I am watching the final 3 episodes of season 3 tonight. I have addicted to this show. After so many episodes, still don't know who is working with who. Any fans?


----------



## Guest (Sep 20, 2014)

I really liked the first two, but I thought the third one was rather weak. I have limited hopes for the fourth season.


----------



## Jos (Oct 14, 2013)

I liked it for the purpose of getting me to sleep. An okay series but a bit elaborate in its plots and counter counter counter espionage.
A review pointed towards some political motivation to get this series made and to be succesful. A bit of flagwaving patriotism etc.
Since I have a dilettant interest in the illuminati and conspiracystuff I might watch it again.
Until that, it's just another "okay", like "lost" "weeds" "true detective" etc.

Cheers,
Jos


----------



## Guest (Sep 20, 2014)

Kontrapunctus said:


> I really liked the first two, but I thought the third one was rather weak. I have limited hopes for the fourth season.


This EXACTLY. The first two gripped me like a vice, but the third was VERY patchy. It should be knocked on the head IMO.

I've transferred my affections to Boardwalk Empire, not that I watch much telly.


----------



## Centropolis (Jul 8, 2013)

SPOILER ALERT

I've just finished watching the 3rd season. I cannot believe they killed off Brody. It's just kind of weird to kill of one of the main characters and have the show go on.


----------



## Tristan (Jan 5, 2013)

First two seasons were amazing--third not so much.

Not having Brody around in most of the season made it less interesting to me, since he was the most captivating part of the show. As for killing him off, I still like to think maybe he isn't actually dead, but we'll see...

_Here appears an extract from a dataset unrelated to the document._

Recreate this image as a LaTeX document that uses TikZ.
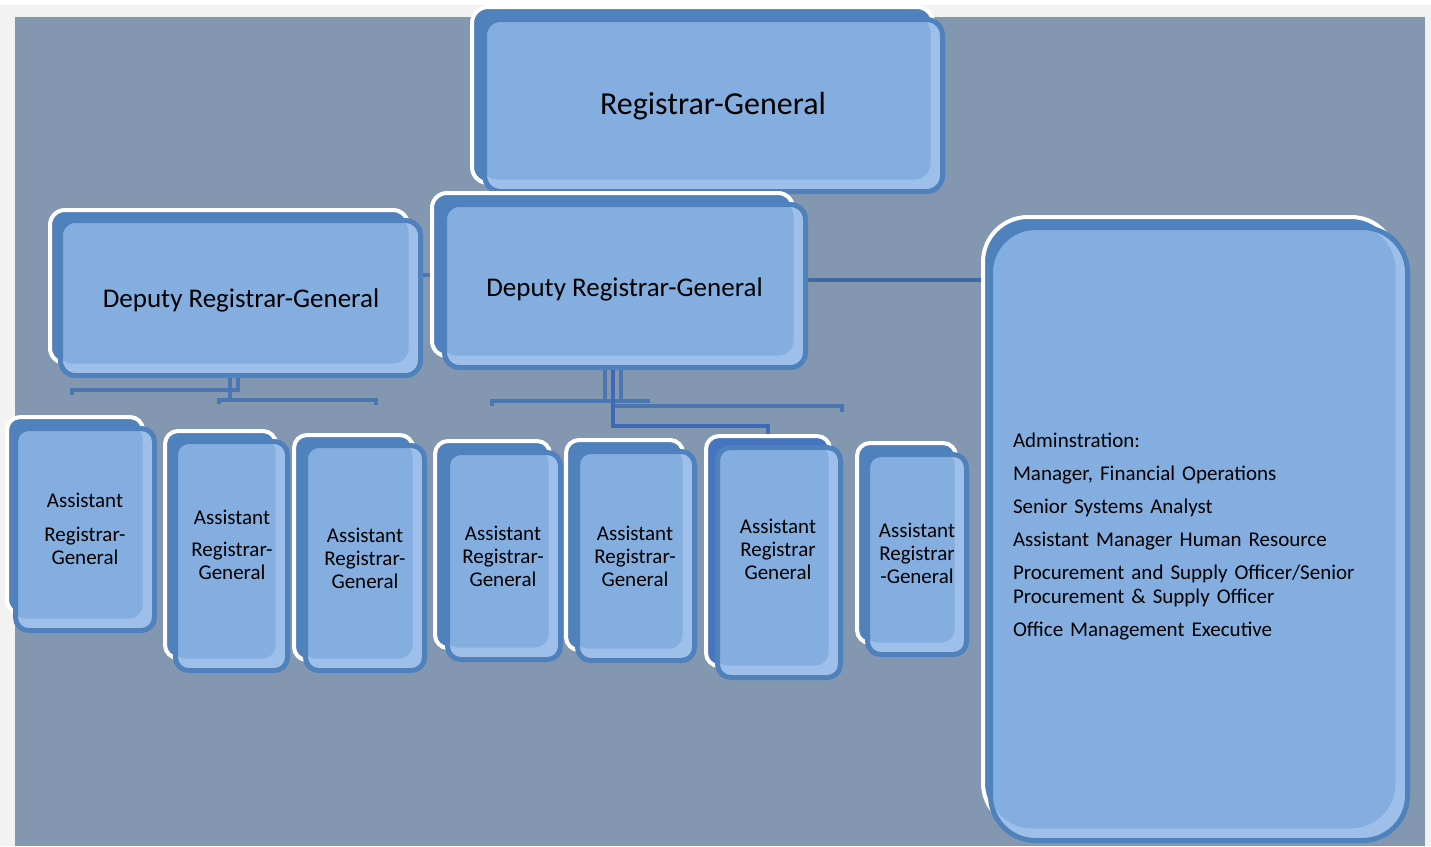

Additionally, it feels like so long ago since I saw the third season, that I've forgotten a lot of what happened >.<


----------



## schuberkovich (Apr 7, 2013)

First season was incredible! Then it seemed to go downhill from there.


----------



## Varick (Apr 30, 2014)

I fall into the "Third season wasn't as good as the first two" category, but it was still done well enough to get me to tune into the upcoming fourth season. I like the fact that these shows now kill off main characters. It keeps you riveted in wondering who's next.

Without Brody, this forces the writers to come up with a very clever and intriguing story line. We will see if they deliver. I'm still waiting for someone to come up with a show as good as or better than Breaking Bad. IMO, it was the greatest TV show I have ever seen. Game of Thrones is the only one I find as riveting as Breaking Bad. Two completely different genres, but two terrific shows.

V


----------



## Bulldog (Nov 21, 2013)

My wife and I watched the 1st season and mutually agreed to not bother with additional episodes. Why? Both of us were tired of the Brody character and the actor playing him. When I could tell from the last episode of the 1st season that Brody would still be around in the 2nd season, I was very disappointed and decided to dump the show.


----------



## Albert7 (Nov 16, 2014)

I watched the first season then just skipped to the fourth season. Very gripping this time around.


----------



## Guest (Nov 21, 2014)

The 4th season is quite strong so far. F. Murray Abraham's character barely factors in--perhaps he will later.


----------